▶ [Stated goal]:
Sift the material for lines containing "script", and return them.

▶ [Data for this exercise]:
==============================

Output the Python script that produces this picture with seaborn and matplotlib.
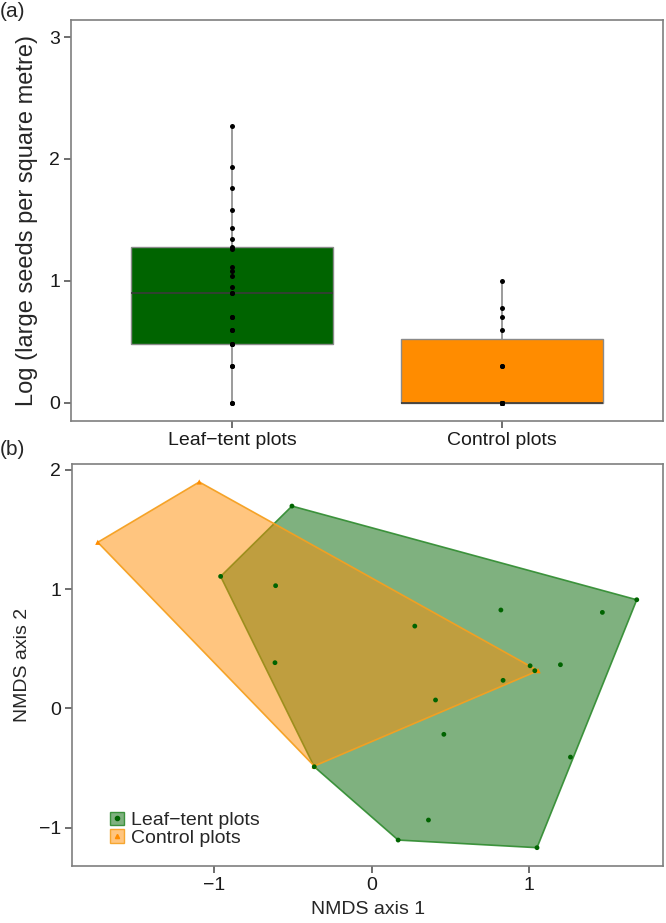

==============================

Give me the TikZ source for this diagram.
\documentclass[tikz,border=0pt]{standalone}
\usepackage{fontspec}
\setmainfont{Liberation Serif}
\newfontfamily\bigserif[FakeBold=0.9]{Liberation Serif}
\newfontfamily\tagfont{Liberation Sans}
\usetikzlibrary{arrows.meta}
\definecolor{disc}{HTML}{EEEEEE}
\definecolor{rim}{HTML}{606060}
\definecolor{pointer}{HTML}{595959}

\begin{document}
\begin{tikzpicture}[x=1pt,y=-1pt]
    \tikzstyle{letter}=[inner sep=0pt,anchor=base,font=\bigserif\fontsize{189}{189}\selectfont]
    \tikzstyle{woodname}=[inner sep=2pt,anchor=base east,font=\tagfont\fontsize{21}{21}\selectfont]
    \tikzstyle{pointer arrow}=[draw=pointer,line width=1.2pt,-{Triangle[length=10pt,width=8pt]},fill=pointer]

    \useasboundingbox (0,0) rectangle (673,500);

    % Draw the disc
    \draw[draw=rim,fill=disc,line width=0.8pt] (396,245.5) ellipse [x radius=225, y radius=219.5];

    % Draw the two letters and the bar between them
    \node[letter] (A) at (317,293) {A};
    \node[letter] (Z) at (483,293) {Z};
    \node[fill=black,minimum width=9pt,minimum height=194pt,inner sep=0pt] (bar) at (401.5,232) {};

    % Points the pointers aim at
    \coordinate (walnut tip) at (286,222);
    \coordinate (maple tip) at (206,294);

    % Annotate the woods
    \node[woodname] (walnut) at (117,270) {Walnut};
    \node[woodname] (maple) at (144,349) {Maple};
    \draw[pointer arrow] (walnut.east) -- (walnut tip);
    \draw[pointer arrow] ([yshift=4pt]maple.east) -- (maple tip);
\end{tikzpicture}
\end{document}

==============================

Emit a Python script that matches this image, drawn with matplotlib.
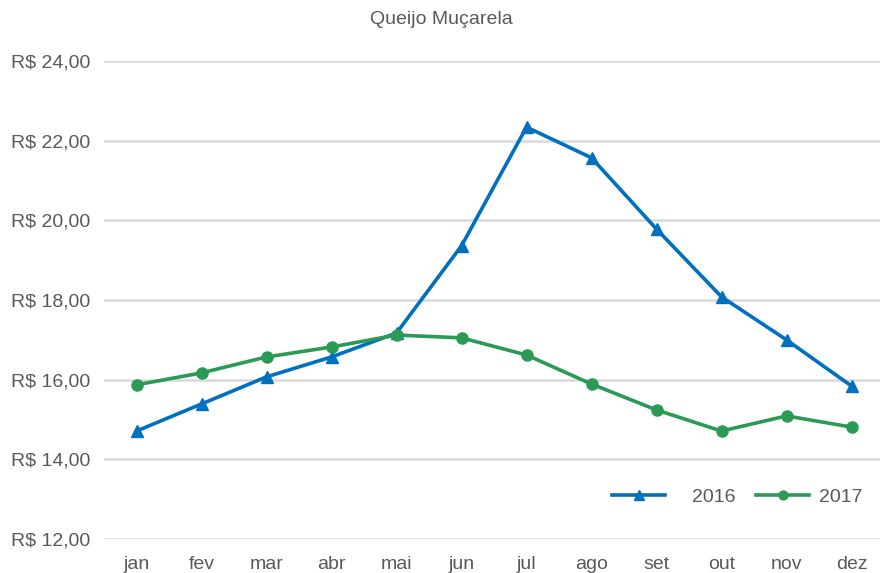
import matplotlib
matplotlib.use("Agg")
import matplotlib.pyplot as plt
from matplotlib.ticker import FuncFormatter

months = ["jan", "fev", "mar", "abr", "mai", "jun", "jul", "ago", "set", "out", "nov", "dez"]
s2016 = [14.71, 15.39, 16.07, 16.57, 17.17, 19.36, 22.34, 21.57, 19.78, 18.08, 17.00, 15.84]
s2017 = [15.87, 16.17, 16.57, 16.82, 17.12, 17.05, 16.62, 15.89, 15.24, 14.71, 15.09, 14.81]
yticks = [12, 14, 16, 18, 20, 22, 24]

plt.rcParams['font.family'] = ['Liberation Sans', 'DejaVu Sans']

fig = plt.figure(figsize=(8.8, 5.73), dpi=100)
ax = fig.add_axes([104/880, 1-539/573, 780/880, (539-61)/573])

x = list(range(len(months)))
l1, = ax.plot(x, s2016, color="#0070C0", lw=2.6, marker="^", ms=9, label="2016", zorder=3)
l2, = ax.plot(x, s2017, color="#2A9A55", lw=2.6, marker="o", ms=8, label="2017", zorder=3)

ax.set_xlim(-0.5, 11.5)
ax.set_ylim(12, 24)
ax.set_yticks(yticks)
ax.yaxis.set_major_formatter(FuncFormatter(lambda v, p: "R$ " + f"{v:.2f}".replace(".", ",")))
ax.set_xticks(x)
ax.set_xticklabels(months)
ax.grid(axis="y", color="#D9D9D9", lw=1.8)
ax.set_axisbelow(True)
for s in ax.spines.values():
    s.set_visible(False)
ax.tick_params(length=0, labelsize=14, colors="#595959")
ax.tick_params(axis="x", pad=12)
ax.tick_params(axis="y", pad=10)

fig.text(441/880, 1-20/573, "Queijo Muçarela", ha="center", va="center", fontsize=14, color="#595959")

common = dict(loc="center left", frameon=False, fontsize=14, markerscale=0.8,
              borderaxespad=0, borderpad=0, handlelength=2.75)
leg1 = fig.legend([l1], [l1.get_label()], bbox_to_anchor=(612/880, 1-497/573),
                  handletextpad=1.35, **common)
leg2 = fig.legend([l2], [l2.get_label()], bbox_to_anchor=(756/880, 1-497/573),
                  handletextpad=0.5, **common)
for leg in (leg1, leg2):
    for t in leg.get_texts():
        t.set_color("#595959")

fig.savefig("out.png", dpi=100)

==============================

▶ [Result of the task]:
Output the Python script that produces this picture with seaborn and matplotlib.
Emit a Python script that matches this image, drawn with matplotlib.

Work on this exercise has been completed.